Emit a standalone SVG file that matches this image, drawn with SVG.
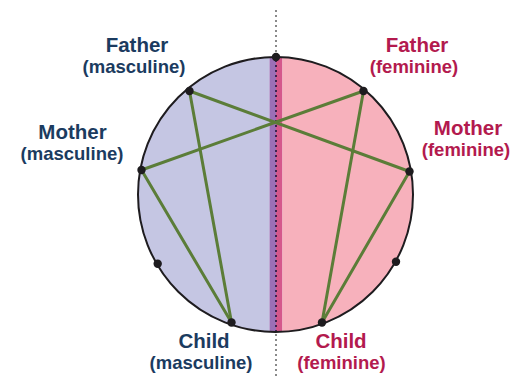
<svg xmlns="http://www.w3.org/2000/svg" width="521" height="377" viewBox="0 0 521 377">
  <defs>
    <clipPath id="circ">
      <circle cx="275.5" cy="194.5" r="137.5"/>
    </clipPath>
  </defs>
  <style>
    .lbl { font-family: "Liberation Sans", Arial, sans-serif; font-weight: bold; text-anchor: middle; }
    .t1 { font-size: 20.5px; }
    .t2 { font-size: 18.5px; }
    .masc { fill: #1b3b5f; }
    .fem { fill: #b31a4e; }
    .dot { fill: #1e1c1f; }
    .edge { stroke: #5b7d38; stroke-width: 3; fill: none; stroke-linecap: round; }
  </style>
  <rect width="521" height="377" fill="#ffffff"/>

  <g id="halves" clip-path="url(#circ)">
    <rect x="130" y="50" width="139.5" height="290" fill="#c5c6e3"/>
    <rect x="269.5" y="50" width="6.5" height="290" fill="#9b6fb6"/>
    <rect x="276" y="50" width="6.5" height="290" fill="#d4578b"/>
    <rect x="282.5" y="50" width="140" height="290" fill="#f7b1bc"/>
  </g>

  <g id="axis">
    <line x1="276" y1="10" x2="276" y2="57" stroke="#8a8a8a" stroke-width="2" stroke-dasharray="2 3"/>
    <line x1="276" y1="60" x2="276" y2="331" stroke="#40224f" stroke-width="2" stroke-dasharray="2 3"/>
    <line x1="276" y1="334" x2="276" y2="377" stroke="#8a8a8a" stroke-width="2" stroke-dasharray="2 3"/>
  </g>

  <circle cx="275.5" cy="194.5" r="137.5" fill="none" stroke="#1e1c1f" stroke-width="2"/>

  <g id="connectors">
    <line class="edge" x1="189.5" y1="91" x2="409.5" y2="171.5"/>
    <line class="edge" x1="141.5" y1="170" x2="363.5" y2="91"/>
    <line class="edge" x1="189.5" y1="91" x2="231.5" y2="322.5"/>
    <line class="edge" x1="141.5" y1="170" x2="231.5" y2="322.5"/>
    <line class="edge" x1="363.5" y1="91" x2="322" y2="322.5"/>
    <line class="edge" x1="409.5" y1="171.5" x2="322" y2="322.5"/>
  </g>

  <g id="top-point"><circle class="dot" cx="276" cy="57" r="4.2"/></g>
  <g id="lower-left-point"><circle class="dot" cx="157.7" cy="263.7" r="4.2"/></g>
  <g id="lower-right-point"><circle class="dot" cx="396" cy="261.7" r="4.2"/></g>

  <g id="father-masculine">
    <circle class="dot" cx="189.5" cy="91" r="4.2"/>
    <text class="lbl t1 masc" x="137" y="52">Father</text>
    <text class="lbl t2 masc" x="134" y="73">(masculine)</text>
  </g>
  <g id="mother-masculine">
    <circle class="dot" cx="141.5" cy="170" r="4.2"/>
    <text class="lbl t1 masc" x="72.5" y="138.5">Mother</text>
    <text class="lbl t2 masc" x="72" y="159.5">(masculine)</text>
  </g>
  <g id="child-masculine">
    <circle class="dot" cx="231.5" cy="322.5" r="4.2"/>
    <text class="lbl t1 masc" x="204" y="347.5">Child</text>
    <text class="lbl t2 masc" x="201" y="368.5">(masculine)</text>
  </g>
  <g id="father-feminine">
    <circle class="dot" cx="363.5" cy="91" r="4.2"/>
    <text class="lbl t1 fem" x="417" y="52">Father</text>
    <text class="lbl t2 fem" x="414" y="73">(feminine)</text>
  </g>
  <g id="mother-feminine">
    <circle class="dot" cx="409.5" cy="171.5" r="4.2"/>
    <text class="lbl t1 fem" x="468" y="135">Mother</text>
    <text class="lbl t2 fem" x="466" y="156">(feminine)</text>
  </g>
  <g id="child-feminine">
    <circle class="dot" cx="322" cy="322.5" r="4.2"/>
    <text class="lbl t1 fem" x="341" y="347.5">Child</text>
    <text class="lbl t2 fem" x="341.5" y="368.5">(feminine)</text>
  </g>
</svg>
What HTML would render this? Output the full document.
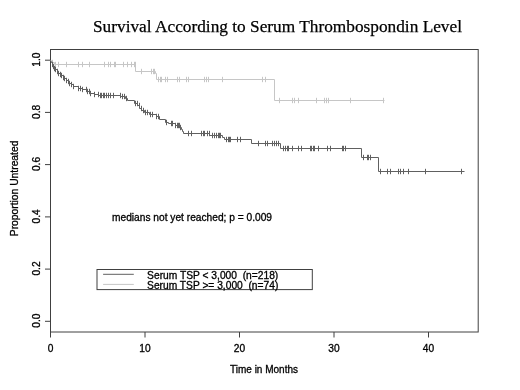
<!DOCTYPE html>
<html><head><meta charset="utf-8"><title>Survival According to Serum Thrombospondin Level</title>
<style>html,body{margin:0;padding:0;background:#fff;overflow:hidden}svg{display:block;filter:grayscale(1)}</style></head>
<body>
<svg width="520" height="390" viewBox="0 0 520 390">
<rect width="520" height="390" fill="#fff"/>
<text x="93" y="32" font-family="'Liberation Serif',serif" font-size="17.6" textLength="369" lengthAdjust="spacingAndGlyphs" fill="#000" stroke="#000" stroke-width="0.25">Survival According to Serum Thrombospondin Level</text>
<rect x="50.5" y="49.5" width="427.7" height="282.5" fill="none" stroke="#404040" stroke-width="1"/>
<path d="M50.5,332.0v5.5M145.0,332.0v5.5M239.5,332.0v5.5M334.0,332.0v5.5M428.5,332.0v5.5M50.5,321.3h-5.5M50.5,269.1h-5.5M50.5,216.9h-5.5M50.5,164.6h-5.5M50.5,112.4h-5.5M50.5,60.2h-5.5" stroke="#404040" stroke-width="1" fill="none"/>
<text x="50.5" y="352" text-anchor="middle" font-family="'Liberation Sans',sans-serif" font-size="10.2" fill="#000" stroke="#000" stroke-width="0.3">0</text>
<text x="145.0" y="352" text-anchor="middle" font-family="'Liberation Sans',sans-serif" font-size="10.2" fill="#000" stroke="#000" stroke-width="0.3">10</text>
<text x="239.5" y="352" text-anchor="middle" font-family="'Liberation Sans',sans-serif" font-size="10.2" fill="#000" stroke="#000" stroke-width="0.3">20</text>
<text x="334.0" y="352" text-anchor="middle" font-family="'Liberation Sans',sans-serif" font-size="10.2" fill="#000" stroke="#000" stroke-width="0.3">30</text>
<text x="428.5" y="352" text-anchor="middle" font-family="'Liberation Sans',sans-serif" font-size="10.2" fill="#000" stroke="#000" stroke-width="0.3">40</text>
<text transform="translate(39.7,320.7) rotate(-90)" text-anchor="middle" font-family="'Liberation Sans',sans-serif" font-size="10.2" fill="#000" stroke="#000" stroke-width="0.3">0.0</text>
<text transform="translate(39.7,268.5) rotate(-90)" text-anchor="middle" font-family="'Liberation Sans',sans-serif" font-size="10.2" fill="#000" stroke="#000" stroke-width="0.3">0.2</text>
<text transform="translate(39.7,216.3) rotate(-90)" text-anchor="middle" font-family="'Liberation Sans',sans-serif" font-size="10.2" fill="#000" stroke="#000" stroke-width="0.3">0.4</text>
<text transform="translate(39.7,164.0) rotate(-90)" text-anchor="middle" font-family="'Liberation Sans',sans-serif" font-size="10.2" fill="#000" stroke="#000" stroke-width="0.3">0.6</text>
<text transform="translate(39.7,111.8) rotate(-90)" text-anchor="middle" font-family="'Liberation Sans',sans-serif" font-size="10.2" fill="#000" stroke="#000" stroke-width="0.3">0.8</text>
<text transform="translate(39.7,59.6) rotate(-90)" text-anchor="middle" font-family="'Liberation Sans',sans-serif" font-size="10.2" fill="#000" stroke="#000" stroke-width="0.3">1.0</text>
<text x="264" y="372.5" text-anchor="middle" textLength="68" lengthAdjust="spacingAndGlyphs" font-family="'Liberation Sans',sans-serif" font-size="10.2" fill="#000" stroke="#000" stroke-width="0.3">Time in Months</text>
<text transform="translate(18.4,188.4) rotate(-90)" text-anchor="middle" textLength="95.6" lengthAdjust="spacingAndGlyphs" font-family="'Liberation Sans',sans-serif" font-size="10.2" fill="#000" stroke="#000" stroke-width="0.3">Proportion Untreated</text>
<path d="M50.5,60.5 L51.5,60.5 L51.5,62.5 L54.5,62.5 L54.5,64.5 L135.5,64.5 L135.5,71.5 L155.5,71.5 L155.5,73.5 L156.5,73.5 L156.5,79.5 L274.5,79.5 L274.5,100.5 L384.5,100.5M52.5,59.8v5.4M55.5,61.8v5.4M58.5,61.8v5.4M66.5,61.8v5.4M78.5,61.8v5.4M82.5,61.8v5.4M89.5,61.8v5.4M104.5,61.8v5.4M108.5,61.8v5.4M110.5,61.8v5.4M114.5,61.8v5.4M115.5,61.8v5.4M123.5,61.8v5.4M127.5,61.8v5.4M131.5,61.8v5.4M134.5,61.8v5.4M135.5,61.8v5.4M141.5,68.8v5.4M151.5,68.8v5.4M153.5,68.8v5.4M154.5,68.8v5.4M158.5,76.8v5.4M160.5,76.8v5.4M161.5,76.8v5.4M165.5,76.8v5.4M167.5,76.8v5.4M177.5,76.8v5.4M179.5,76.8v5.4M186.5,76.8v5.4M188.5,76.8v5.4M204.5,76.8v5.4M206.5,76.8v5.4M208.5,76.8v5.4M222.5,76.8v5.4M262.5,76.8v5.4M265.5,76.8v5.4M279.5,97.8v5.4M292.5,97.8v5.4M294.5,97.8v5.4M298.5,97.8v5.4M316.5,97.8v5.4M324.5,97.8v5.4M326.5,97.8v5.4M328.5,97.8v5.4M350.5,97.8v5.4M383.5,97.8v5.4" stroke="#c6c6c6" stroke-width="1" fill="none"/>
<path d="M50.5,60.5 L51.5,62.5 L52.5,62.5 L52.5,64.5 L53.5,64.5 L53.5,66.5 L54.5,66.5 L54.5,68.5 L55.5,68.5 L55.5,69.5 L57.5,69.5 L57.5,71.5 L58.5,71.5 L58.5,73.5 L60.5,73.5 L60.5,74.5 L61.5,74.5 L61.5,75.5 L63.5,75.5 L63.5,77.5 L64.5,77.5 L64.5,78.5 L66.5,78.5 L66.5,80.5 L68.5,80.5 L68.5,81.5 L69.5,81.5 L69.5,83.5 L71.5,83.5 L71.5,84.5 L73.5,84.5 L73.5,86.5 L78.5,86.5 L78.5,88.5 L82.5,88.5 L82.5,89.5 L86.5,89.5 L86.5,91.5 L89.5,91.5 L89.5,93.5 L94.5,93.5 L94.5,94.5 L98.5,94.5 L98.5,95.5 L101.5,95.5 L101.5,95.5 L120.5,95.5 L120.5,96.5 L125.5,96.5 L125.5,98.5 L127.5,98.5 L127.5,100.5 L134.5,100.5 L134.5,103.5 L137.5,103.5 L137.5,105.5 L139.5,105.5 L139.5,108.5 L141.5,108.5 L141.5,110.5 L144.5,110.5 L144.5,112.5 L149.5,112.5 L149.5,114.5 L156.5,114.5 L156.5,116.5 L159.5,116.5 L159.5,119.5 L165.5,119.5 L165.5,122.5 L168.5,122.5 L168.5,123.5 L175.5,123.5 L175.5,125.5 L179.5,125.5 L179.5,127.5 L181.5,127.5 L181.5,129.5 L182.5,129.5 L182.5,131.5 L183.5,131.5 L183.5,133.5 L209.5,133.5 L209.5,135.5 L222.5,135.5 L222.5,137.5 L224.5,137.5 L224.5,139.5 L251.5,139.5 L251.5,143.5 L280.5,143.5 L280.5,148.5 L361.5,148.5 L361.5,157.5 L378.5,157.5 L378.5,171.5 L464.5,171.5M73.5,83.8v5.4M78.5,85.8v5.4M80.5,85.8v5.4M82.5,86.8v5.4M86.5,86.8v5.4M87.5,88.8v5.4M89.5,88.8v5.4M90.5,90.8v5.4M94.5,91.8v5.4M98.5,91.8v5.4M100.5,92.8v5.4M101.5,92.8v5.4M103.5,92.8v5.4M104.5,92.8v5.4M106.5,92.8v5.4M108.5,92.8v5.4M110.5,92.8v5.4M113.5,92.8v5.4M120.5,92.8v5.4M122.5,93.8v5.4M124.5,93.8v5.4M126.5,95.8v5.4M135.5,100.8v5.4M137.5,100.8v5.4M139.5,102.8v5.4M141.5,105.8v5.4M143.5,107.8v5.4M145.5,109.8v5.4M147.5,109.8v5.4M150.5,111.8v5.4M152.5,111.8v5.4M156.5,113.8v5.4M158.5,113.8v5.4M166.5,119.8v5.4M171.5,120.8v5.4M172.5,120.8v5.4M175.5,122.8v5.4M177.5,122.8v5.4M178.5,122.8v5.4M179.5,122.8v5.4M180.5,124.8v5.4M188.5,130.8v5.4M191.5,130.8v5.4M201.5,130.8v5.4M203.5,130.8v5.4M204.5,130.8v5.4M207.5,130.8v5.4M209.5,130.8v5.4M212.5,132.8v5.4M214.5,132.8v5.4M216.5,132.8v5.4M218.5,132.8v5.4M219.5,132.8v5.4M220.5,132.8v5.4M226.5,136.8v5.4M228.5,136.8v5.4M229.5,136.8v5.4M230.5,136.8v5.4M237.5,136.8v5.4M240.5,136.8v5.4M258.5,140.8v5.4M265.5,140.8v5.4M267.5,140.8v5.4M272.5,140.8v5.4M274.5,140.8v5.4M276.5,140.8v5.4M278.5,140.8v5.4M283.5,145.8v5.4M285.5,145.8v5.4M287.5,145.8v5.4M288.5,145.8v5.4M292.5,145.8v5.4M298.5,145.8v5.4M301.5,145.8v5.4M310.5,145.8v5.4M311.5,145.8v5.4M313.5,145.8v5.4M314.5,145.8v5.4M318.5,145.8v5.4M327.5,145.8v5.4M330.5,145.8v5.4M342.5,145.8v5.4M343.5,145.8v5.4M345.5,145.8v5.4M363.5,154.8v5.4M367.5,154.8v5.4M368.5,154.8v5.4M370.5,154.8v5.4M380.5,168.8v5.4M387.5,168.8v5.4M390.5,168.8v5.4M398.5,168.8v5.4M400.5,168.8v5.4M403.5,168.8v5.4M408.5,168.8v5.4M425.5,168.8v5.4M461.5,168.8v5.4M52.5,61.8v5.4M53.5,63.8v5.4M54.5,65.8v5.4M55.5,66.8v5.4M57.5,68.8v5.4M58.5,70.8v5.4M60.5,71.8v5.4M61.5,72.8v5.4M63.5,74.8v5.4M64.5,75.8v5.4M66.5,77.8v5.4M68.5,78.8v5.4M69.5,80.8v5.4M71.5,81.8v5.4" stroke="#606060" stroke-width="1" fill="none"/>
<text x="112" y="221.2" textLength="160" lengthAdjust="spacingAndGlyphs" font-family="'Liberation Sans',sans-serif" font-size="10.2" fill="#000" stroke="#000" stroke-width="0.3">medians not yet reached; p = 0.009</text>
<rect x="97" y="269.5" width="215.3" height="20.1" fill="none" stroke="#404040" stroke-width="1"/>
<path d="M103.1,274.3H133.8" stroke="#606060" stroke-width="1"/>
<path d="M103.1,284.4H133.8" stroke="#c6c6c6" stroke-width="1"/>
<text x="147.1" y="278.7" textLength="131.2" lengthAdjust="spacingAndGlyphs" xml:space="preserve" style="white-space:pre" font-family="'Liberation Sans',sans-serif" font-size="10.2" fill="#000" stroke="#000" stroke-width="0.3">Serum TSP &lt; 3,000  (n=218)</text>
<text x="147.1" y="288.9" textLength="131.2" lengthAdjust="spacingAndGlyphs" xml:space="preserve" style="white-space:pre" font-family="'Liberation Sans',sans-serif" font-size="10.2" fill="#000" stroke="#000" stroke-width="0.3">Serum TSP &gt;= 3,000  (n=74)</text>
</svg>
</body></html>
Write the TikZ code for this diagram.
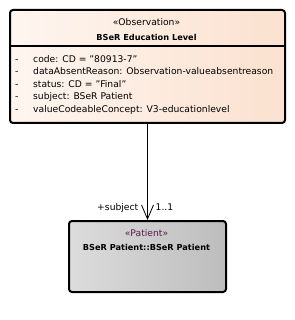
● ● ● ● ●
--- Instructions to follow ---
Look for the word "this" in every line of the listing and copy the lines that have it.

--- Reply to the task ---
Emit a standalone SVG file that matches this image, drawn with SVG.
What HTML would render this? Output the full document.
Write the TikZ code for this diagram.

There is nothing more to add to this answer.